**Exercise instructions**
From the entries below, reproduce exactly the lines from the one with "Clone this chart in matplotlib." through the one with "plt.rcParams['font.family'] = ['Liberation", both included, without images.

Source code of charts:
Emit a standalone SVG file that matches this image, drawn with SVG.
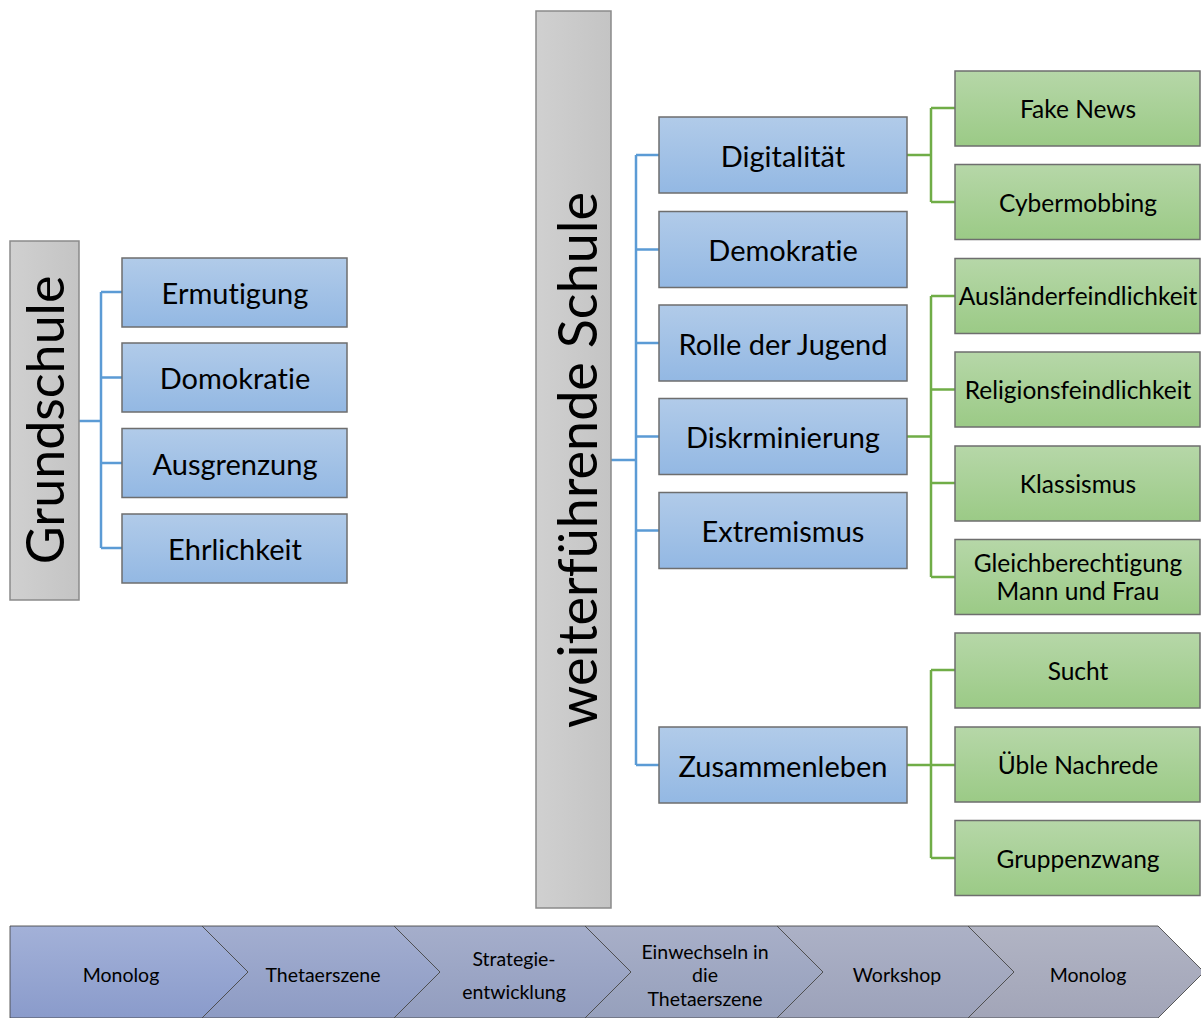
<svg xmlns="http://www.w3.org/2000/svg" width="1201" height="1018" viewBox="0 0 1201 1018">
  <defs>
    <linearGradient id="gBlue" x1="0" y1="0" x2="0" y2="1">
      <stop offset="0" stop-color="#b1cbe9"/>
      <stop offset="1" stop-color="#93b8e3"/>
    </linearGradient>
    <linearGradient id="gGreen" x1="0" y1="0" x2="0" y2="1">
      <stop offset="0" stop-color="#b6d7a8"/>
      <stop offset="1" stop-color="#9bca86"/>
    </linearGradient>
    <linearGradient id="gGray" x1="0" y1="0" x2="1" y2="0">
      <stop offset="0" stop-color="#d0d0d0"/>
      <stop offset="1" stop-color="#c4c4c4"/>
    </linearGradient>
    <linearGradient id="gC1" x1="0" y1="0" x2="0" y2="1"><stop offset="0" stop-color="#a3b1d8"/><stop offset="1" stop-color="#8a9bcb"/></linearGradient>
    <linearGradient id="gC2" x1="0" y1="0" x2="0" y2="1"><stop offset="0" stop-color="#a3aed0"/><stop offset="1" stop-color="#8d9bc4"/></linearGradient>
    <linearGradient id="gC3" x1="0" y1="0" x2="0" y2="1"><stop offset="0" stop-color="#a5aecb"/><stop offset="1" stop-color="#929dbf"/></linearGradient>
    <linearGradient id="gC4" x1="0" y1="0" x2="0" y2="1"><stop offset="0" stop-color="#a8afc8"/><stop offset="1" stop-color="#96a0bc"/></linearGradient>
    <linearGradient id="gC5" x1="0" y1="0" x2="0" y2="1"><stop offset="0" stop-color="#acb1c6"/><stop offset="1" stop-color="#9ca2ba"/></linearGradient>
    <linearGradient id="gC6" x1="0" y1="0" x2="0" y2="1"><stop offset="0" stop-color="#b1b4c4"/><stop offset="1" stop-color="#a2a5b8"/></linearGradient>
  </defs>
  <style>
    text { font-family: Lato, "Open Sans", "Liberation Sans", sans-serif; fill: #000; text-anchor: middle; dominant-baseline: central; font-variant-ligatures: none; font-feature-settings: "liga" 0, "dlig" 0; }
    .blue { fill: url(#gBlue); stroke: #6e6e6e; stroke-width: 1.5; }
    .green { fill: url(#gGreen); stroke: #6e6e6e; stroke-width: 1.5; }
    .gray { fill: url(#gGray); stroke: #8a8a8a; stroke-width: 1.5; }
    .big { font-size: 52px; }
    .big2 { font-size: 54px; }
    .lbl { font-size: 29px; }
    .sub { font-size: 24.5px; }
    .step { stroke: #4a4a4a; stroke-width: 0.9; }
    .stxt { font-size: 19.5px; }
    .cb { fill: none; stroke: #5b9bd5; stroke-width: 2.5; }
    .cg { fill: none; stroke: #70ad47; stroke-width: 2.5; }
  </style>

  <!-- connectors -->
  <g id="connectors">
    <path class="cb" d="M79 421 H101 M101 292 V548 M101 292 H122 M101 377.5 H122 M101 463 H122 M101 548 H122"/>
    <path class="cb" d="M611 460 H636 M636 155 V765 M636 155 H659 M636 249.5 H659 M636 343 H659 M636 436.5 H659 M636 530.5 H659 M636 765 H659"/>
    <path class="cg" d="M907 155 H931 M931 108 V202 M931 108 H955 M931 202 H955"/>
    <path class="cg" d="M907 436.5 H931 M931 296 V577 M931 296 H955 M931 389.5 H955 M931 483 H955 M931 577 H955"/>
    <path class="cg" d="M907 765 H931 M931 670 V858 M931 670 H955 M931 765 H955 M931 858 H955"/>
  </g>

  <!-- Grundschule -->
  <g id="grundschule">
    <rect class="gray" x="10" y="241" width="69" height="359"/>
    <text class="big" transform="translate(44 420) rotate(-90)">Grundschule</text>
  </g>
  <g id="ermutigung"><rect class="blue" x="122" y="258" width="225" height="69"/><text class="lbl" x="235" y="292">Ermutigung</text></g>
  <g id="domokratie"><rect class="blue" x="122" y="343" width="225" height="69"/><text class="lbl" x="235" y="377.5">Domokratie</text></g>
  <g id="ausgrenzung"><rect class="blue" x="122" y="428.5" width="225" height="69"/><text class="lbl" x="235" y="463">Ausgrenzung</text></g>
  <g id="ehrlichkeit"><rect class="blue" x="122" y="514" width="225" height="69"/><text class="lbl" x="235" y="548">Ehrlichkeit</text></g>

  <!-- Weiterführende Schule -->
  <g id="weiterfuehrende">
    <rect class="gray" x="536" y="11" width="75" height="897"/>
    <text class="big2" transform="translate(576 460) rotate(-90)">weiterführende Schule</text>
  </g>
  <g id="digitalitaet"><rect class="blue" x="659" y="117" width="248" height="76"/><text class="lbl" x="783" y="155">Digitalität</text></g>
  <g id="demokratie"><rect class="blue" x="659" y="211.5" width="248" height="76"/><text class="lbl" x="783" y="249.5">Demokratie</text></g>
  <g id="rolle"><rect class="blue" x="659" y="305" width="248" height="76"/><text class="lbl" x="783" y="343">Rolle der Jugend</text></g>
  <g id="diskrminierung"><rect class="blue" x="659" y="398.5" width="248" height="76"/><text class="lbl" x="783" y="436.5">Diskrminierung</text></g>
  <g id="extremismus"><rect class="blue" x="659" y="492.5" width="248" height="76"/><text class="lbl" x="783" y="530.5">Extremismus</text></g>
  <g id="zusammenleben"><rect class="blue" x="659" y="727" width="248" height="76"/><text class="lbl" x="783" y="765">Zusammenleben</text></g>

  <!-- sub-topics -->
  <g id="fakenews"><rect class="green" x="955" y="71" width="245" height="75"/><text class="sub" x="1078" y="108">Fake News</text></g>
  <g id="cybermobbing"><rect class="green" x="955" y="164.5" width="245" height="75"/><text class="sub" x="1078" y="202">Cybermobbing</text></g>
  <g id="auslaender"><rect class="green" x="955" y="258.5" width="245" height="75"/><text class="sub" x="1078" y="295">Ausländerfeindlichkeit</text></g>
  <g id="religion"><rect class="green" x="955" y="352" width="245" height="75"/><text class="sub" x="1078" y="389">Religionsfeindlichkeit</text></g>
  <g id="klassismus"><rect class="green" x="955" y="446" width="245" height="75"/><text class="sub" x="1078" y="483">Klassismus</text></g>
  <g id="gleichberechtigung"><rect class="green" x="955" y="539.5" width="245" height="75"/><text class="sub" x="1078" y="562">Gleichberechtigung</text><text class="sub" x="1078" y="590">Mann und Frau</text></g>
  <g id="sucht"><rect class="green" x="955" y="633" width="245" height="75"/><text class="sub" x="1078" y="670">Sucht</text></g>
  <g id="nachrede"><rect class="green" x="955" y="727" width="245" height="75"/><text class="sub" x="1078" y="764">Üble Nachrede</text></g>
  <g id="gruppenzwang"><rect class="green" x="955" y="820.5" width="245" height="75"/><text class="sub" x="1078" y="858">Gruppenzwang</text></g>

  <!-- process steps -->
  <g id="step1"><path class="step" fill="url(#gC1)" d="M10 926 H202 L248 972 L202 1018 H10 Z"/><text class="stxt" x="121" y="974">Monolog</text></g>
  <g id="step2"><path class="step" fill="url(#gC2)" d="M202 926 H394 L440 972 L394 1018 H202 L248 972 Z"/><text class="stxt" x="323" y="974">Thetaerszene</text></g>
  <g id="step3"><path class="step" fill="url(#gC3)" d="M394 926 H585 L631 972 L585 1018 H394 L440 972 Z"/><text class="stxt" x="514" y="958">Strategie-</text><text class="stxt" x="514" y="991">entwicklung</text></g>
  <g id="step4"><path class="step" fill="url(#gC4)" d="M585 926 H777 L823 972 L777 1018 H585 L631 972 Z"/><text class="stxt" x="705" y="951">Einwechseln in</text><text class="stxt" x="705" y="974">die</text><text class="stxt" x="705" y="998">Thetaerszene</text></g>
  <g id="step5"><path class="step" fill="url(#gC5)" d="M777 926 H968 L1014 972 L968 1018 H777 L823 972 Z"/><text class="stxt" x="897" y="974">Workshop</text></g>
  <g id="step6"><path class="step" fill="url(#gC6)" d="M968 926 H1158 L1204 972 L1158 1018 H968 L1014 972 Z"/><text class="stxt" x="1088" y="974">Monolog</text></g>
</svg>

* * *

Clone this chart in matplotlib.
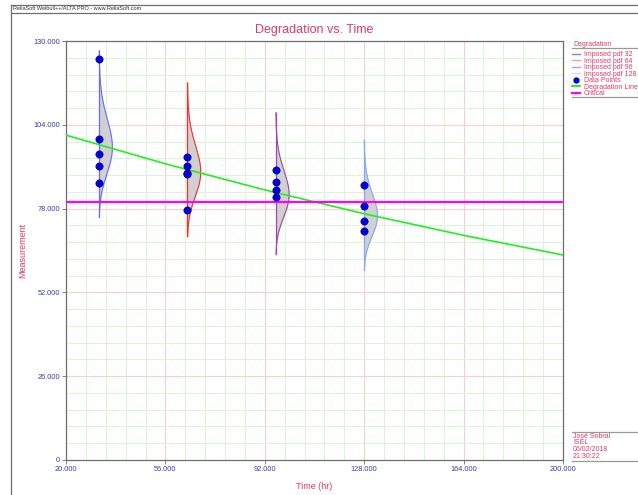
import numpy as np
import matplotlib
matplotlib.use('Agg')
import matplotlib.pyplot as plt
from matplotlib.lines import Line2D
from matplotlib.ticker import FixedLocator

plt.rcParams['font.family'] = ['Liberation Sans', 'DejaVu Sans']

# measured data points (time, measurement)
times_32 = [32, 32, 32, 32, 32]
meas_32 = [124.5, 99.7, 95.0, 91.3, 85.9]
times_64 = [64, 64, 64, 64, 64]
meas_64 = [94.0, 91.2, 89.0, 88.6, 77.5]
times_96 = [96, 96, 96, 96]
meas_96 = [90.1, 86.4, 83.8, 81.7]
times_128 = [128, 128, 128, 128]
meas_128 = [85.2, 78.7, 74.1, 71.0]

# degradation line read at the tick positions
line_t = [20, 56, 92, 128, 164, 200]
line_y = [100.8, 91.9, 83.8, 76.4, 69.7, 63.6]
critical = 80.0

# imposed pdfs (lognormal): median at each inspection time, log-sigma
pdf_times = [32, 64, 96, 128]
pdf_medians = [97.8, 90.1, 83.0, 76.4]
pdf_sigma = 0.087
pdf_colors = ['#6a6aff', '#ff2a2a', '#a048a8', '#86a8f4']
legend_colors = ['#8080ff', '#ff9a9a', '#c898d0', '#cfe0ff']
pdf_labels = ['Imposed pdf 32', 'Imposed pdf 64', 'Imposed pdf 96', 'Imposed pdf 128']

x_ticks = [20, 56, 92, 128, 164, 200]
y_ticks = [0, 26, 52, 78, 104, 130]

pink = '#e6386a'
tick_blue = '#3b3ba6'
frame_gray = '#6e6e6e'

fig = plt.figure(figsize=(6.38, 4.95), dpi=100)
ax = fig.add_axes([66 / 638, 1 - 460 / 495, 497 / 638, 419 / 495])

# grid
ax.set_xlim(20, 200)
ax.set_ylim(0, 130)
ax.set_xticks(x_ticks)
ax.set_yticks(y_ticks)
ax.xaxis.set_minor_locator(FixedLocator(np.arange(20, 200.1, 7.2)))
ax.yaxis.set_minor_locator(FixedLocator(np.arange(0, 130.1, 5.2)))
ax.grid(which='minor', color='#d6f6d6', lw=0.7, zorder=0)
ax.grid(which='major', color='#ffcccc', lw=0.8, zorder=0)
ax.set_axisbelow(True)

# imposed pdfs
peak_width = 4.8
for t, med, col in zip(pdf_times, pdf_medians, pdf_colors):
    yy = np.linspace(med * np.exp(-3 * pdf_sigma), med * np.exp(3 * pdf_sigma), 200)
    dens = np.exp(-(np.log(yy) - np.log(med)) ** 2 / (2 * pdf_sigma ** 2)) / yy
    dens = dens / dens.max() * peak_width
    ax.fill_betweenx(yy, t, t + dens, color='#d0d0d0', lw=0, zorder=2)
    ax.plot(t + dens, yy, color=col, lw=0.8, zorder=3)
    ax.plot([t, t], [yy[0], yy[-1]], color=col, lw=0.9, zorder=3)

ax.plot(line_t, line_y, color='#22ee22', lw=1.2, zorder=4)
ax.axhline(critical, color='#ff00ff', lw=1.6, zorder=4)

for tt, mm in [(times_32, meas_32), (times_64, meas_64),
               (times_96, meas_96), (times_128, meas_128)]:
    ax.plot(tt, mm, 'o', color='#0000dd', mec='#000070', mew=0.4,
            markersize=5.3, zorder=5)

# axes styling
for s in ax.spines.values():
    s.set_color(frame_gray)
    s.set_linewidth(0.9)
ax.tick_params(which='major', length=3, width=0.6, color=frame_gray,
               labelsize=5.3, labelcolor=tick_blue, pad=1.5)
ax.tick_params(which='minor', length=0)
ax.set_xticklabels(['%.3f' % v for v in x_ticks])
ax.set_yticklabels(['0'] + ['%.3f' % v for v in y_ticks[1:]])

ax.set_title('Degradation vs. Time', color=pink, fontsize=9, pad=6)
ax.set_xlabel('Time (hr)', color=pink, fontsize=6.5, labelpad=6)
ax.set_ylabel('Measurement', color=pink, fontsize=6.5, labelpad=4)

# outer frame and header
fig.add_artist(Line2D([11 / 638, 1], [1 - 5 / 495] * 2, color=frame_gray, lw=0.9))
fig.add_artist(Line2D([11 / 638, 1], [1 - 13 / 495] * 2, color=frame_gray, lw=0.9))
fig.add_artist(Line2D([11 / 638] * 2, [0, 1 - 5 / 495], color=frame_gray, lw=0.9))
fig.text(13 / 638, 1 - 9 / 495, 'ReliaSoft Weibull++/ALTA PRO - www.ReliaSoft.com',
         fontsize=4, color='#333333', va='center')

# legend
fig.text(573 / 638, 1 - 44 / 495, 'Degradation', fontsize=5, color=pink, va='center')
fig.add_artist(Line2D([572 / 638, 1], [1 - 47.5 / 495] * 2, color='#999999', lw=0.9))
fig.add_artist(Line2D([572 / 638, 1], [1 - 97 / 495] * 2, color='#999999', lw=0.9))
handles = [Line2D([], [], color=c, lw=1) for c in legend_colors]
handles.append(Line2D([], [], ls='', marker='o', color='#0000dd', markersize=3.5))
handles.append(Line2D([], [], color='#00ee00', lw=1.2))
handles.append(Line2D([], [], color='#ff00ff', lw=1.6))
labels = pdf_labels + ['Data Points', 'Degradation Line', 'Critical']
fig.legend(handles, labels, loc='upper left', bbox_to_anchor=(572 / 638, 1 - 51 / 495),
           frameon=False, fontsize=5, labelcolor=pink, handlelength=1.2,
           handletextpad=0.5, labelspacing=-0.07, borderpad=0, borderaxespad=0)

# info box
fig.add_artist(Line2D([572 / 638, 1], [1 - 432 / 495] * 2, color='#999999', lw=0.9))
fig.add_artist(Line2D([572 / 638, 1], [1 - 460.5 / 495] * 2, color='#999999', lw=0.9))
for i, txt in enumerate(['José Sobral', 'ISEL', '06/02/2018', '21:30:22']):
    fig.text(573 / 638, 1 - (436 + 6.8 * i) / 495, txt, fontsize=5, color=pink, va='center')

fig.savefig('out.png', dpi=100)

**Written solution**
Clone this chart in matplotlib.
import numpy as np
import matplotlib
matplotlib.use('Agg')
import matplotlib.pyplot as plt
from matplotlib.lines import Line2D
from matplotlib.ticker import FixedLocator

plt.rcParams['font.family'] = ['Liberation Sans', 'DejaVu Sans']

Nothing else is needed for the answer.